• [Task prompt]: Retype the records below from their first line through the line holding "from matplotlib.ticker import", including both ends and no pictures.

• [Raw records]:
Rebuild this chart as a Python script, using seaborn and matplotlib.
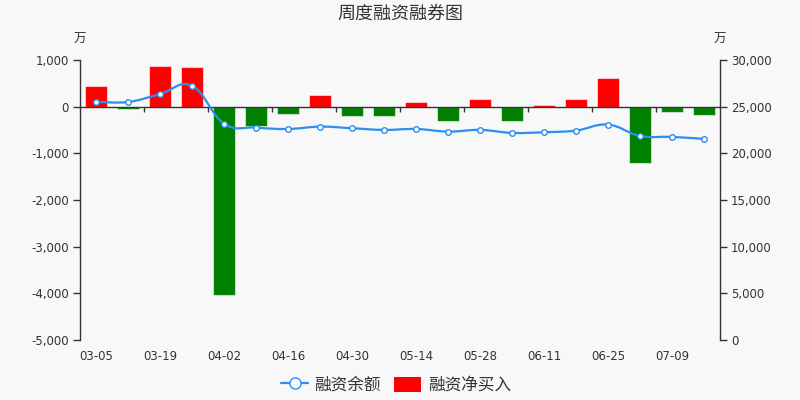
import numpy as np
import pandas as pd
import matplotlib.pyplot as plt
import seaborn as sns
from matplotlib.path import Path
from matplotlib.patches import PathPatch, Patch
from matplotlib.lines import Line2D
from matplotlib.ticker import FuncFormatter, MultipleLocator

# ---------------- data ----------------
dates = ['03-05', '03-12', '03-19', '03-26', '04-02', '04-09', '04-16', '04-23',
         '04-30', '05-07', '05-14', '05-21', '05-28', '06-04', '06-11', '06-18',
         '06-25', '07-02', '07-09', '07-16']
net_buy = [440, -50, 880, 840, -4040, -420, -160, 240, -190, -200,
           110, -300, 170, -310, 45, 165, 620, -1210, -120, -185]      # 万, left axis
balance = [25530, 25500, 26350, 27240, 23180, 22760, 22610, 22860, 22690, 22510,
           22610, 22330, 22510, 22190, 22260, 22440, 23080, 21870, 21760, 21550]  # 万, right axis

bg = '#f8f8f8'
txt = '#333333'
blue = '#2b8ff2'

sns.set_style('white')
plt.rcParams['font.family'] = ['DejaVu Sans', 'Noto Sans CJK SC']
plt.rcParams['axes.unicode_minus'] = False

df = pd.DataFrame({'date': dates, 'net': net_buy,
                   'sign': ['pos' if v >= 0 else 'neg' for v in net_buy]})

fig = plt.figure(figsize=(8, 4), dpi=100, facecolor=bg)
ax = fig.add_axes([0.1, 0.15, 0.8, 0.7])
ax.set_facecolor(bg)

sns.barplot(data=df, x='date', y='net', hue='sign', order=dates,
            palette={'pos': '#ff0000', 'neg': '#008000'}, dodge=False,
            legend=False, width=0.7, saturation=1, ax=ax,
            edgecolor=(1, 1, 1, 0.55), linewidth=0.8)

ax.set_xlim(-0.5, len(dates) - 0.5)
ax.set_ylim(-5000, 1000)
ax.yaxis.set_major_locator(MultipleLocator(1000))
ax.yaxis.set_major_formatter(FuncFormatter(lambda v, p: f'{v:,.0f}'))
ax.set_xticks(range(0, len(dates), 2))
ax.set_xticklabels(dates[::2])
ax.set_xlabel('')
ax.set_ylabel('')
ax.tick_params(axis='x', length=0, pad=7, labelsize=8.5, labelcolor=txt)
ax.tick_params(axis='y', left=True, length=5, width=1, color=txt, pad=3,
               labelsize=8.5, labelcolor=txt)
for s in ['top', 'right', 'bottom']:
    ax.spines[s].set_visible(False)
ax.spines['left'].set_color(txt)
ax.spines['left'].set_linewidth(1)

# category axis sits on zero
ax.axhline(0, color=txt, lw=1, zorder=3)
ax.vlines(np.arange(1.5, len(dates) - 1, 2), -110, 0, color=txt, lw=1, zorder=3)

# ---------------- balance line on right axis ----------------
ax2 = ax.twinx()
ax2.set_ylim(0, 30000)
ax2.yaxis.set_major_locator(MultipleLocator(5000))
ax2.yaxis.set_major_formatter(FuncFormatter(lambda v, p: f'{v:,.0f}'))
ax2.tick_params(axis='y', right=True, length=5, width=1, color=txt, pad=3,
                labelsize=8.5, labelcolor=txt)
for s in ['top', 'left', 'bottom']:
    ax2.spines[s].set_visible(False)
ax2.spines['right'].set_color(txt)
ax2.spines['right'].set_linewidth(1)


def smooth_path(xs, ys, k=0.2):
    pts = np.column_stack([xs, ys]).astype(float)
    n = len(pts)
    verts, codes = [pts[0]], [Path.MOVETO]
    for i in range(n - 1):
        p0, p1 = pts[max(i - 1, 0)], pts[i]
        p2, p3 = pts[i + 1], pts[min(i + 2, n - 1)]
        verts += [p1 + (p2 - p0) * k, p2 - (p3 - p1) * k, p2]
        codes += [Path.CURVE4] * 3
    return Path(verts, codes)


xs = np.arange(len(dates))
ax2.add_patch(PathPatch(smooth_path(xs, balance), facecolor='none',
                        edgecolor=blue, lw=1.6, zorder=4))
sns.scatterplot(x=xs, y=balance, ax=ax2, s=16, color='white',
                edgecolor=blue, linewidth=1, zorder=5)

# ---------------- text ----------------
fig.text(0.5, 1 - 14 / 400, '周度融资融券图', ha='center', va='center',
         fontsize=13, color=txt)
fig.text(0.1, 1 - 39 / 400, '万', ha='center', va='center', fontsize=9, color=txt)
fig.text(0.9, 1 - 39 / 400, '万', ha='center', va='center', fontsize=9, color=txt)

handles = [Line2D([0], [0], color=blue, lw=1.6, marker='o', ms=8,
                  markerfacecolor='white', markeredgecolor=blue),
           Patch(facecolor='#ff0000', edgecolor='none')]
fig.legend(handles, ['融资余额', '融资净买入'], loc='center',
           bbox_to_anchor=(0.495, 1 - 385 / 400), ncol=2, frameon=False,
           fontsize=12, labelcolor=txt, handlelength=1.6, handleheight=1.0,
           columnspacing=0.8, handletextpad=0.4)

fig.savefig('out.png', dpi=100, facecolor=bg)
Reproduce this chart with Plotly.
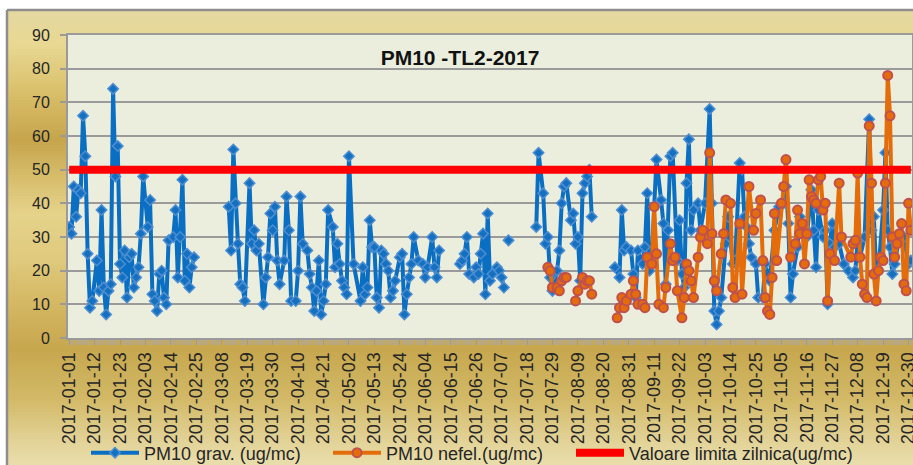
import plotly.graph_objects as go
import pandas as pd

# ---------------- data ----------------
year_start = "2017-01-01"

grav_day = [0, 1, 2, 3, 4, 5, 6, 7, 8, 9, 10, 12, 13, 14, 15, 16, 17, 18, 19, 20, 21, 22, 23, 24, 25, 26,
            27, 28, 29, 30, 31, 32, 34, 35, 36, 37, 38, 39, 40, 41, 42, 43, 45, 46, 47, 48, 49, 50, 51, 52,
            53, 54, 60,
            69, 70, 71, 72, 73, 74, 75, 76, 78, 79, 80, 81, 82, 84, 85, 86, 87, 88, 89, 90, 91, 93, 94, 95,
            96, 98, 99, 100, 101, 103, 104, 105, 106, 107, 108, 109, 110, 111, 112, 114, 115, 116, 117, 118,
            119, 120, 121, 123, 126, 127, 128, 129, 130, 131, 132, 133, 134, 135, 136, 137, 138, 139, 140,
            141, 143, 144, 145, 146, 147, 148, 149, 151, 153, 154, 155, 157, 158, 159, 160, 164,
            169, 170, 171, 172, 173, 175, 176, 177, 178, 179, 180, 181, 182, 183, 185, 186, 187, 188, 189,
            190, 191,
            202, 203, 205, 206, 207, 208, 209, 211, 212, 213, 214, 215, 217, 218, 219, 220, 221, 222, 223,
            224, 225, 226, 230,
            236, 238, 239, 240, 241, 243, 244, 245, 246, 248, 249, 250, 251, 252, 253, 254, 256, 257, 258,
            259, 260, 261, 263, 264, 265, 266, 267, 268, 269, 270, 272, 273, 275, 277, 278, 279, 280, 281,
            282, 284, 285, 287, 288, 290, 291, 292, 293, 294, 295, 297, 298, 300, 301, 303, 305, 307, 309,
            310, 311, 312, 313, 315, 316, 318, 319, 321, 322, 323, 324, 326, 327, 328, 329, 330, 331, 333,
            335, 337, 339, 340, 341, 342, 344, 346, 347, 348, 349, 350, 352, 353, 354, 355, 356, 357, 359,
            361, 363, 364]
grav_val = [33, 31, 45, 36, 44, 43, 66, 54, 25, 9, 11, 23, 14, 38, 15, 7, 14, 16, 74, 48, 57, 22, 18, 26, 12, 24,
            25, 15, 18, 21, 31, 48, 33, 41, 13, 11, 8, 19, 20, 12, 10, 29, 30, 38, 18, 30, 47, 17, 25, 15,
            21, 24, None,
            39, 26, 56, 40, 28, 16, 15, 11, 46, 28, 32, 26, 28, 10, 18, 24, 37, 32, 39, 23, 16, 23, 42, 32,
            11, 11, 20, 42, 28, 26, 19, 15, 8, 14, 23, 7, 11, 16, 38, 33, 21, 28, 22, 17,
            15, 13, 54, 22, 11, 21, 13, 15, 35, 27, 27, 12, 9, 26, 25, 22, 20, 12, 14,
            17, 24, 25, 7, 13, 18, 22, 30, 23, 22, 18, 21, 30, 21, 18, 26, None,
            22, 23, 25, 30, 19, 18, 21, 19, 25, 31, 13, 37, 17, 19, 21, 20, 18, 15, None,
            29, None,
            33, 55, 43, 28, 30, 18, 14, 20, 26, 40, 45, 46, 35, 37, 28, 30, 17, 43, 46,
            48, 50, 36, None,
            21, 18, 38, 26, 27, 26, 19, 12, 26, 22, 27, 43, 20, 22, 39, 53, 41, 34, 16,
            32, 54, 55, 23, 35, 19, 15, 46, 59, 32, 38, 40, 32, 40, 68, 40, 8, 4, 8,
            12, 28, 36, 22, 23, 52, 50, 36, 33, 28, 24, 22, 12, 12, 22, 17, 32, 39, 40,
            45, 34, 12, 19, 27, 36, 32, 30, 44, 32, 21, 38, 30, 32, 10, 28, 34, 27, 28,
            22, 20, 18, 20, 29, 24, 30, 65, 32, 36, 20, 20, 38, 55, 32, 27, 19, 22, 30,
            30, 22, 23]

nefel_day = [207, 208, 209, 211, 212, 213, 214, 215, 217,
             219, 220, 222, 223, 224, 225, 226, 230,
             237, 238, 239, 240, 241, 243, 244, 245, 246, 248, 249, 250, 252, 253, 254, 255, 257, 258,
             260, 261, 262, 263, 265, 266, 267, 268, 269, 270, 272, 273, 274, 276, 277, 278, 279, 280,
             282, 283, 284, 286, 287, 288, 290, 291, 294, 296, 297, 299, 300, 301, 302, 303, 304, 305,
             306, 308, 309, 310, 312, 314, 315, 316, 317, 318, 319, 320, 321, 322, 323, 324, 325, 326,
             327, 328, 329, 331, 333, 334, 338, 339, 340, 341, 342, 343, 344, 345, 346, 347, 348, 349,
             350, 351, 352, 353, 354, 355, 356, 357, 358, 359, 360, 361, 362, 363, 364]
nefel_val = [21, 20, 15, 15, 14, 17, 18, 18, None,
             11, 14, 18, 16, 17, 17, 13, None,
             6, 9, 12, 9, 11, 13, 17, 13, 10, 10, 9, 24, 22, 39, 25, 10, 9, 15,
             28, 23, 24, 14, 6, 12, 22, 20, 17, 12, 24, 30, 32, 28, 55, 31, 17, 14,
             25, 31, 41, 40, 15, 12, 34, 13, 45, 32, 37, 41, 23, 12, 8, 7, 18, 37,
             23, 40, 45, 53, 24, 28, 38, 31, 34, 22, 31, 47, 42, 41, 40, 47, 48, 38,
             40, 11, 25, 23, 46, 30, 24, 28, 29, 49, 24, 16, 13, 12, 63, 46, 19, 11,
             20, 24, 23, 46, 78, 66, 30, 24, 28, 31, 34, 16, 14, 40, 32]

limit_dates = ["2017-01-01", "2017-12-31"]
limit_val = [50, 50]

tick_dates = [str((pd.Timestamp(year_start) + pd.Timedelta(days=11 * k)).date()) for k in range(34)]
tick_labels = ["2017-01-01", "2017-01-12", "2017-01-23", "2017-02-03", "2017-02-14", "2017-02-25",
               "2017-03-08", "2017-03-19", "2017-03-30", "2017-04-10", "2017-04-21", "2017-05-02",
               "2017-05-13", "2017-05-24", "2017-06-04", "2017-06-15", "2017-06-26", "2017-07-07",
               "2017-07-18", "2017-07-29", "2017-08-09", "2017-08-20", "2017-08-31", "2017-09-11",
               "2017-09-22", "2017-10-03", "2017-10-14", "2017-10-25", "2017-11-05", "2017-11-16",
               "2017-11-27", "2017-12-08", "2017-12-19", "2017-12-30"]

series_names = ["PM10 grav. (ug/mc)", "PM10 nefel.(ug/mc)", "Valoare limita zilnica(ug/mc)"]
title_text = "PM10 -TL2-2017"


def to_dates(days):
    return [pd.Timestamp(year_start) + pd.Timedelta(days=d) for d in days]


# ---------------- layout geometry (pixels) ----------------
W_FIG, H_FIG = 913, 465
L, R, T, B = 68, 912, 35, 338
PW, PH = R - L, B - T


def px_x(px):
    return (px - L) / PW


def px_y(py):
    return (B - py) / PH


FONT = "Liberation Sans, Arial, sans-serif"
TXT = "#262626"

fig = go.Figure()

fig.add_trace(go.Scatter(
    x=to_dates(grav_day), y=grav_val, name=series_names[0], mode="lines+markers",
    line=dict(color="#0A6FC2", width=4),
    marker=dict(symbol="diamond", size=8, color="#1570C0", line=dict(color="#4C8ED3", width=1.5)),
    legend="legend",
))
fig.add_trace(go.Scatter(
    x=to_dates(nefel_day), y=nefel_val, name=series_names[1], mode="lines+markers",
    line=dict(color="#E46C0A", width=4),
    marker=dict(symbol="circle", size=9, color="#E46C0A", line=dict(color="#C0504D", width=2)),
    legend="legend2",
))
fig.add_trace(go.Scatter(
    x=limit_dates, y=limit_val, name=series_names[2], mode="lines",
    line=dict(color="#FF0000", width=8),
    legend="legend3",
))

# ---------------- background gradient (chart area) ----------------
grad_stops = [(10, (228, 216, 162)), (45, (232, 216, 146)), (95, (216, 190, 104)),
              (140, (198, 165, 76)), (185, (218, 194, 114)), (215, (229, 211, 139)),
              (260, (223, 201, 124)), (310, (210, 181, 96)), (350, (199, 167, 78)),
              (400, (211, 186, 104)), (440, (226, 210, 150)), (466, (233, 222, 173))]


def color_at(py):
    for (y0, c0), (y1, c1) in zip(grad_stops[:-1], grad_stops[1:]):
        if y0 <= py <= y1:
            f = (py - y0) / (y1 - y0)
            c = [round(a + (b - a) * f) for a, b in zip(c0, c1)]
            return "rgb(%d,%d,%d)" % tuple(c)
    return "rgb(%d,%d,%d)" % grad_stops[-1][1]


shapes = []
step = 3
py = 10
while py < 466:
    shapes.append(dict(type="rect", xref="paper", yref="paper", layer="below",
                       x0=px_x(7), x1=px_x(915), y0=px_y(min(py + step + 0.5, 466)), y1=px_y(py),
                       line=dict(width=0), fillcolor=color_at(py + step / 2)))
    py += step
# plot area background
shapes.append(dict(type="rect", xref="paper", yref="paper", layer="below",
                   x0=0, x1=1, y0=0, y1=1, line=dict(width=0), fillcolor="#EBEEDD"))
# outer frame border
shapes.append(dict(type="line", xref="paper", yref="paper", layer="above",
                   x0=px_x(7), x1=px_x(915), y0=px_y(10), y1=px_y(10),
                   line=dict(color="#8E8E8E", width=2.5)))
shapes.append(dict(type="line", xref="paper", yref="paper", layer="above",
                   x0=px_x(7), x1=px_x(7), y0=px_y(10), y1=px_y(466),
                   line=dict(color="#8E8E8E", width=2.5)))

legend_common = dict(orientation="h", yanchor="middle", xanchor="left",
                     bgcolor="rgba(0,0,0,0)", borderwidth=0, itemwidth=48,
                     font=dict(family=FONT, size=18, color=TXT))

fig.update_layout(
    width=W_FIG, height=H_FIG,
    margin=dict(l=L, r=W_FIG - R, t=T, b=H_FIG - B, autoexpand=False),
    paper_bgcolor="white", plot_bgcolor="rgba(0,0,0,0)",
    shapes=shapes,
    showlegend=True,
    legend=dict(x=px_x(86), y=px_y(453), **legend_common),
    legend2=dict(x=px_x(328), y=px_y(453), **legend_common),
    legend3=dict(x=px_x(571), y=px_y(453), **legend_common),
    title=dict(text=title_text, x=460 / W_FIG, xanchor="center", xref="container",
               y=1 - 58 / H_FIG, yanchor="middle", yref="container",
               font=dict(family=FONT, size=21, color="#111111", weight="bold")),
    xaxis=dict(
        type="date", range=["2016-12-31 12:00", "2017-12-31 12:00"],
        tickvals=tick_dates, ticktext=tick_labels, tickangle=-90,
        tickfont=dict(family=FONT, size=18, color=TXT), ticklabeloverflow="allow",
        ticks="outside", ticklen=5, tickcolor="#9A9A9A", tickwidth=1,
        minor=dict(ticks="outside", dtick=86400000, ticklen=5, tickcolor="#A8A8A8", tickwidth=1,
                   showgrid=False),
        showgrid=False, showline=True, linecolor="#9A9A9A", linewidth=2, mirror=True,
        automargin=False, zeroline=False,
    ),
    yaxis=dict(
        range=[0, 90], dtick=10, tick0=0,
        tickfont=dict(family=FONT, size=16, color=TXT), ticklabelstandoff=7,
        ticks="outside", ticklen=6, tickcolor="#9A9A9A", tickwidth=1.5,
        showgrid=True, gridcolor="#9A9A9A", gridwidth=1.5,
        showline=True, linecolor="#9A9A9A", linewidth=2, mirror=True,
        automargin=False, zeroline=False,
    ),
)

fig.write_html("out.html", config={"displayModeBar": False},
               post_script="document.body.style.margin='0';document.body.style.overflow='hidden';")
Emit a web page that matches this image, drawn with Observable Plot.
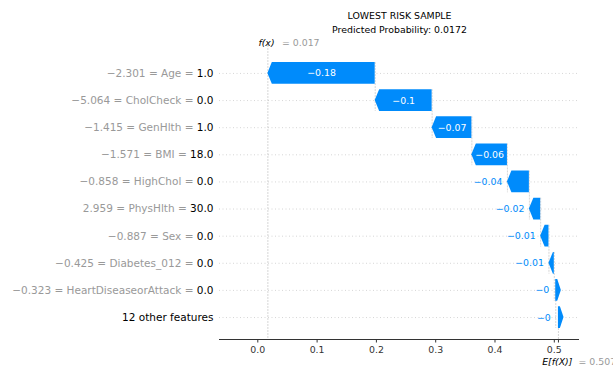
<!DOCTYPE html>
<html>
<head>
<meta charset="utf-8">
<script src="https://cdn.jsdelivr.net/npm/d3@7"></script>
<script src="https://cdn.jsdelivr.net/npm/@observablehq/plot@0.6"></script>
<style>
  body { margin: 0; background: #fff; }
  svg { font-family: "DejaVu Sans", sans-serif; }
</style>
</head>
<body>
<div id="chart"></div>
<script>
// SHAP waterfall for the lowest-risk sample
const title = "LOWEST RISK SAMPLE";
const subtitle = "Predicted Probability: 0.0172";
const features = ["Age", "CholCheck", "GenHlth", "BMI", "HighChol", "PhysHlth", "Sex", "Diabetes_012", "HeartDiseaseorAttack"];
const scaledValues = ["−2.301", "−5.064", "−1.415", "−1.571", "−0.858", "2.959", "−0.887", "−0.425", "−0.323"];
const rawValues = ["1.0", "0.0", "1.0", "18.0", "0.0", "30.0", "0.0", "0.0", "0.0"];
const otherLabel = "12 other features";
const shapValues = [-0.181, -0.096, -0.067, -0.060, -0.037, -0.019, -0.014, -0.009, -0.0025, -0.0045];
const baseValue = 0.507;
const fxValue = 0.017;
const xTicks = [0, 0.1, 0.2, 0.3, 0.4, 0.5];

const blue = "#008bfb";
const xDomain = [-0.0646, 0.5425];
const yDomain = [9.81, -1.03];
const half = 0.4;      // half bar height, in rows
const head = 0.0075;   // arrow head length, in data units
const labelSize = 10.5;

// text width helper so the grey part of a label ends where the black value starts
const ctx = document.createElement("canvas").getContext("2d");
ctx.font = `${labelSize}px "DejaVu Sans"`;
const textWidth = s => ctx.measureText(s).width;

// accumulate from the expected value at the bottom up to f(x) at the top
const rows = [];
let cum = baseValue;
for (let i = shapValues.length - 1; i >= 0; i--) {
  const v = shapValues[i];
  const named = i < features.length;
  rows[i] = {
    i, value: v, start: cum, end: cum + v,
    grey: named ? `${scaledValues[i]} = ${features[i]} =` : "",
    black: named ? rawValues[i] : otherLabel,
    shift: named ? textWidth(" " + rawValues[i]) : 0
  };
  cum += v;
}

// arrow outlines as (y, x1, x2) triples; tiny arrows collapse into a short sliver
const outline = rows.flatMap(r => {
  const lo = Math.min(r.start, r.end), hi = Math.max(r.start, r.end);
  if (Math.abs(r.value) >= head) {
    if (r.value < 0) return [
      {row: r.i, y: r.i - half, x1: lo + head, x2: hi},
      {row: r.i, y: r.i, x1: lo, x2: hi},
      {row: r.i, y: r.i + half, x1: lo + head, x2: hi}
    ];
    return [
      {row: r.i, y: r.i - half, x1: lo, x2: hi - head},
      {row: r.i, y: r.i, x1: lo, x2: hi},
      {row: r.i, y: r.i + half, x1: lo, x2: hi - head}
    ];
  }
  const w = head * 1.25;
  return [
    {row: r.i, y: r.i - half, x1: r.start, x2: r.start + 0.35 * w},
    {row: r.i, y: r.i, x1: r.start, x2: r.start + w},
    {row: r.i, y: r.i + half, x1: r.start, x2: r.start + 0.35 * w}
  ];
});

const fmt = v => {
  const s = Math.abs(v).toFixed(2).replace(/0+$/, "").replace(/\.$/, "");
  return (v < 0 ? "−" : "+") + s;
};
const inside = rows.filter(r => Math.abs(r.value) > 0.05);
const outside = rows.filter(r => Math.abs(r.value) <= 0.05);

const chart = Plot.plot({
  width: 613,
  height: 371,
  marginTop: 45,
  marginBottom: 32,
  marginLeft: 219,
  marginRight: 34,
  style: {fontFamily: "DejaVu Sans, sans-serif", fontSize: "9.4px", color: "#333", background: "white", overflow: "visible"},
  x: {domain: xDomain, label: null},
  y: {domain: yDomain, axis: null},
  marks: [
    // dotted row guides
    Plot.ruleY(rows, {y: "i", stroke: "#cccccc", strokeWidth: 0.8, strokeDasharray: "1,2.5"}),
    // connectors between consecutive arrows
    Plot.ruleX(rows.slice(0, -1), {x: "start", y1: d => d.i - half, y2: d => d.i + 1 + half, stroke: "#bbbbbb", strokeWidth: 0.6, strokeDasharray: "2,1"}),
    Plot.ruleX([fxValue], {stroke: "#bbbbbb", strokeWidth: 0.6, strokeDasharray: "2,1"}),
    Plot.ruleX([baseValue], {y1: yDomain[0], y2: yDomain[0] - (yDomain[0] - yDomain[1]) / 10, stroke: "#bbbbbb", strokeWidth: 0.6, strokeDasharray: "2,1"}),
    // arrows
    Plot.areaX(outline, {y: "y", x1: "x1", x2: "x2", z: "row", fill: blue, curve: "linear"}),
    // value labels
    Plot.text(inside, {x: d => (d.start + d.end) / 2, y: "i", text: d => fmt(d.value), fill: "white", fontSize: 9.4}),
    Plot.text(outside, {x: d => Math.min(d.start, d.end), y: "i", dx: -5, textAnchor: "end", text: d => fmt(d.value), fill: blue, fontSize: 9.4}),
    // feature labels: grey "scaled = name =" followed by the black feature value
    ...rows.filter(r => r.grey).map(r =>
      Plot.text([r], {y: "i", frameAnchor: "left", dx: -6 - r.shift, textAnchor: "end", text: "grey", fill: "#999999", fontSize: labelSize})
    ),
    Plot.text(rows, {y: "i", frameAnchor: "left", dx: -6, textAnchor: "end", text: "black", fill: "#000000", fontSize: labelSize}),
    // bottom axis
    Plot.ruleY([yDomain[0]], {stroke: "#333333", strokeWidth: 1}),
    Plot.axisX(xTicks, {tickFormat: d3.format(".1f"), tickSize: 3.5, tickPadding: 3, fontSize: 9.4, stroke: "#333333", fill: "#333333", label: null}),
    Plot.axisX([baseValue], {tickFormat: () => "", tickSize: 3.5, stroke: "#333333", label: null}),
    // expected value and prediction annotations
    Plot.text([baseValue], {x: d => d, frameAnchor: "bottom", dy: 25, dx: -16.3, textAnchor: "start", text: () => "E[f(X)]", fontStyle: "italic", fill: "#000000", fontSize: 9.4}),
    Plot.text([baseValue], {x: d => d, frameAnchor: "bottom", dy: 25, dx: 20, textAnchor: "start", text: d => "= " + d.toFixed(3), fill: "#999999", fontSize: 9.4}),
    Plot.text([fxValue], {x: d => d, frameAnchor: "top", dy: -6, dx: -9.5, textAnchor: "start", text: () => "f(x)", fontStyle: "italic", fill: "#000000", fontSize: 9.4}),
    Plot.text([fxValue], {x: d => d, frameAnchor: "top", dy: -6, dx: 14, textAnchor: "start", text: d => "= " + d.toFixed(3), fill: "#999999", fontSize: 9.4}),
    // title
    Plot.text([title], {frameAnchor: "top", dy: -33, text: d => d, fill: "#000000", fontSize: 9.4}),
    Plot.text([subtitle], {frameAnchor: "top", dy: -19.5, text: d => d, fill: "#000000", fontSize: 9.4})
  ]
});
document.getElementById("chart").append(chart);
</script>
</body>
</html>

• [Finished exercise]:
Rebuild this chart as a Python script, using seaborn and matplotlib.
import numpy as np
import pandas as pd
import matplotlib.pyplot as plt
import seaborn as sns
from matplotlib.path import Path
from matplotlib.patches import PathPatch, Patch
from matplotlib.lines import Line2D
from matplotlib.ticker import FuncFormatter, MultipleLocator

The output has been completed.